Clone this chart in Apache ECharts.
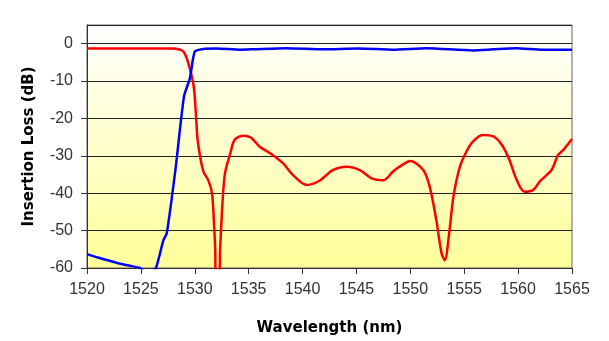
<!DOCTYPE html>
<html>
<head>
<meta charset="utf-8">
<script src="https://cdn.jsdelivr.net/npm/echarts@6/dist/echarts.min.js"></script>
<style>html,body{margin:0;padding:0;background:#fff}#c{width:609px;height:341px}</style>
</head>
<body>
<div id="c"></div>
<script>
var xTicks = [1520, 1525, 1530, 1535, 1540, 1545, 1550, 1555, 1560, 1565];
var yTicks = [-60, -50, -40, -30, -20, -10, 0];

var redWavelength = [1520, 1524, 1528, 1528.5, 1528.95, 1529.4, 1529.9, 1530.1, 1530.25, 1530.5, 1530.8, 1531.25, 1531.6, 1531.8, 1531.9, 1531.95, 1532.25, 1532.35, 1532.55, 1532.8, 1533.3, 1533.7, 1534.5, 1535.2, 1536.0, 1537.0, 1538.2, 1539.1, 1540.4, 1541.6, 1542.8, 1544.1, 1545.3, 1546.4, 1547.5, 1548.4, 1549.0, 1550.0, 1551.2, 1551.8, 1552.4, 1552.9, 1553.2, 1553.6, 1554.0, 1554.6, 1555.2, 1555.8, 1556.7, 1557.7, 1558.5, 1559.2, 1559.8, 1560.6, 1561.4, 1562.0, 1563.1, 1563.7, 1564.2, 1565];
var redLoss = [-1.3, -1.3, -1.3, -1.5, -2.1, -5.2, -11.4, -18.6, -25.3, -30.2, -34.2, -36.5, -40, -49, -55.2, -62, -62, -55.2, -43.6, -34.7, -29.3, -25.7, -24.6, -25.1, -27.5, -29.3, -32.0, -35.1, -37.8, -36.6, -33.8, -32.9, -33.8, -36.0, -36.5, -34.2, -32.9, -31.4, -33.8, -38.3, -47, -56.1, -57.9, -50.8, -40.9, -32.9, -28.9, -26.2, -24.4, -24.8, -27.1, -31.1, -36.0, -39.6, -39.1, -36.9, -33.8, -29.8, -28.4, -25.5];

var blueWavelength = [1520, 1521, 1522, 1523, 1524, 1524.9, 1525.5, 1526.0, 1526.4, 1527.1, 1527.4, 1528.2, 1529.0, 1529.55, 1530.0, 1530.8, 1532, 1534.2, 1535.4, 1538.5, 1541.9, 1545.2, 1548.4, 1551.5, 1555.8, 1557.7, 1559.8, 1562.3, 1565];
var blueLoss = [-56.3, -57.2, -58.0, -58.8, -59.4, -60, -61, -61, -60, -52.5, -50.7, -33.8, -14.1, -9.2, -2.1, -1.4, -1.3, -1.6, -1.5, -1.2, -1.5, -1.3, -1.6, -1.2, -1.8, -1.5, -1.2, -1.6, -1.6];

function zip(a, b) { return a.map(function (v, i) { return [v, b[i]]; }); }

var chart = echarts.init(document.getElementById('c'), null, { renderer: 'canvas' });
chart.setOption({
  animation: false,
  grid: {
    left: 87, right: 37, top: 25, bottom: 73,
    show: true,
    borderColor: '#666',
    borderWidth: 1,
    backgroundColor: {
      type: 'linear', x: 0, y: 0, x2: 0, y2: 1,
      colorStops: [{ offset: 0, color: '#ffffff' }, { offset: 1, color: '#ffff99' }]
    }
  },
  xAxis: {
    type: 'value',
    min: xTicks[0], max: xTicks[xTicks.length - 1], interval: 5,
    name: 'Wavelength (nm)', nameLocation: 'middle', nameGap: 53,
    nameTextStyle: { fontFamily: 'DejaVu Sans', fontWeight: 'bold', fontSize: 15, color: '#000' },
    axisLine: { show: true, onZero: false, lineStyle: { color: '#333', width: 1 } },
    axisTick: { show: true, length: 6, lineStyle: { color: '#333' } },
    axisLabel: { margin: 14, fontFamily: 'Liberation Sans', fontSize: 16, color: '#333',
      formatter: function (v) { return String(v); } },
    splitLine: { show: false }
  },
  yAxis: {
    type: 'value',
    min: -60, max: 5, interval: 10,
    name: 'Insertion Loss (dB)', nameLocation: 'middle', nameGap: 50,
    nameTextStyle: { fontFamily: 'DejaVu Sans', fontWeight: 'bold', fontSize: 15, color: '#000' },
    axisLine: { show: true, lineStyle: { color: '#333', width: 1 } },
    axisTick: { show: true, length: 6, lineStyle: { color: '#333' } },
    axisLabel: { margin: 14, fontFamily: 'Liberation Sans', fontSize: 16, color: '#333', showMaxLabel: false,
      formatter: function (v) { return yTicks.indexOf(v) >= 0 ? String(v) : ''; } },
    splitLine: { show: true, lineStyle: { color: '#222', width: 1 } }
  },
  series: [
    {
      type: 'line', data: zip(redWavelength, redLoss), showSymbol: false, clip: true,
      smooth: 0.3, lineStyle: { color: '#ff0000', width: 2.5 }, z: 2
    },
    {
      type: 'line', data: zip(blueWavelength, blueLoss), showSymbol: false, clip: true,
      smooth: 0.2, lineStyle: { color: '#0000ff', width: 2.5 }, z: 3
    }
  ]
});
</script>
</body>
</html>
################
§ **Problem description**
Without the pictures, print the whole listing exactly as given.

§ **Reply**
Clone this chart in Apache ECharts.
<!DOCTYPE html>
<html>
<head>
<meta charset="utf-8">
<script src="https://cdn.jsdelivr.net/npm/echarts@6/dist/echarts.min.js"></script>
<style>html,body{margin:0;padding:0;background:#fff}#c{width:609px;height:341px}</style>
</head>
<body>
<div id="c"></div>
<script>
var xTicks = [1520, 1525, 1530, 1535, 1540, 1545, 1550, 1555, 1560, 1565];
var yTicks = [-60, -50, -40, -30, -20, -10, 0];

var redWavelength = [1520, 1524, 1528, 1528.5, 1528.95, 1529.4, 1529.9, 1530.1, 1530.25, 1530.5, 1530.8, 1531.25, 1531.6, 1531.8, 1531.9, 1531.95, 1532.25, 1532.35, 1532.55, 1532.8, 1533.3, 1533.7, 1534.5, 1535.2, 1536.0, 1537.0, 1538.2, 1539.1, 1540.4, 1541.6, 1542.8, 1544.1, 1545.3, 1546.4, 1547.5, 1548.4, 1549.0, 1550.0, 1551.2, 1551.8, 1552.4, 1552.9, 1553.2, 1553.6, 1554.0, 1554.6, 1555.2, 1555.8, 1556.7, 1557.7, 1558.5, 1559.2, 1559.8, 1560.6, 1561.4, 1562.0, 1563.1, 1563.7, 1564.2, 1565];
var redLoss = [-1.3, -1.3, -1.3, -1.5, -2.1, -5.2, -11.4, -18.6, -25.3, -30.2, -34.2, -36.5, -40, -49, -55.2, -62, -62, -55.2, -43.6, -34.7, -29.3, -25.7, -24.6, -25.1, -27.5, -29.3, -32.0, -35.1, -37.8, -36.6, -33.8, -32.9, -33.8, -36.0, -36.5, -34.2, -32.9, -31.4, -33.8, -38.3, -47, -56.1, -57.9, -50.8, -40.9, -32.9, -28.9, -26.2, -24.4, -24.8, -27.1, -31.1, -36.0, -39.6, -39.1, -36.9, -33.8, -29.8, -28.4, -25.5];

var blueWavelength = [1520, 1521, 1522, 1523, 1524, 1524.9, 1525.5, 1526.0, 1526.4, 1527.1, 1527.4, 1528.2, 1529.0, 1529.55, 1530.0, 1530.8, 1532, 1534.2, 1535.4, 1538.5, 1541.9, 1545.2, 1548.4, 1551.5, 1555.8, 1557.7, 1559.8, 1562.3, 1565];
var blueLoss = [-56.3, -57.2, -58.0, -58.8, -59.4, -60, -61, -61, -60, -52.5, -50.7, -33.8, -14.1, -9.2, -2.1, -1.4, -1.3, -1.6, -1.5, -1.2, -1.5, -1.3, -1.6, -1.2, -1.8, -1.5, -1.2, -1.6, -1.6];

function zip(a, b) { return a.map(function (v, i) { return [v, b[i]]; }); }

var chart = echarts.init(document.getElementById('c'), null, { renderer: 'canvas' });
chart.setOption({
  animation: false,
  grid: {
    left: 87, right: 37, top: 25, bottom: 73,
    show: true,
    borderColor: '#666',
    borderWidth: 1,
    backgroundColor: {
      type: 'linear', x: 0, y: 0, x2: 0, y2: 1,
      colorStops: [{ offset: 0, color: '#ffffff' }, { offset: 1, color: '#ffff99' }]
    }
  },
  xAxis: {
    type: 'value',
    min: xTicks[0], max: xTicks[xTicks.length - 1], interval: 5,
    name: 'Wavelength (nm)', nameLocation: 'middle', nameGap: 53,
    nameTextStyle: { fontFamily: 'DejaVu Sans', fontWeight: 'bold', fontSize: 15, color: '#000' },
    axisLine: { show: true, onZero: false, lineStyle: { color: '#333', width: 1 } },
    axisTick: { show: true, length: 6, lineStyle: { color: '#333' } },
    axisLabel: { margin: 14, fontFamily: 'Liberation Sans', fontSize: 16, color: '#333',
      formatter: function (v) { return String(v); } },
    splitLine: { show: false }
  },
  yAxis: {
    type: 'value',
    min: -60, max: 5, interval: 10,
    name: 'Insertion Loss (dB)', nameLocation: 'middle', nameGap: 50,
    nameTextStyle: { fontFamily: 'DejaVu Sans', fontWeight: 'bold', fontSize: 15, color: '#000' },
    axisLine: { show: true, lineStyle: { color: '#333', width: 1 } },
    axisTick: { show: true, length: 6, lineStyle: { color: '#333' } },
    axisLabel: { margin: 14, fontFamily: 'Liberation Sans', fontSize: 16, color: '#333', showMaxLabel: false,
      formatter: function (v) { return yTicks.indexOf(v) >= 0 ? String(v) : ''; } },
    splitLine: { show: true, lineStyle: { color: '#222', width: 1 } }
  },
  series: [
    {
      type: 'line', data: zip(redWavelength, redLoss), showSymbol: false, clip: true,
      smooth: 0.3, lineStyle: { color: '#ff0000', width: 2.5 }, z: 2
    },
    {
      type: 'line', data: zip(blueWavelength, blueLoss), showSymbol: false, clip: true,
      smooth: 0.2, lineStyle: { color: '#0000ff', width: 2.5 }, z: 3
    }
  ]
});
</script>
</body>
</html>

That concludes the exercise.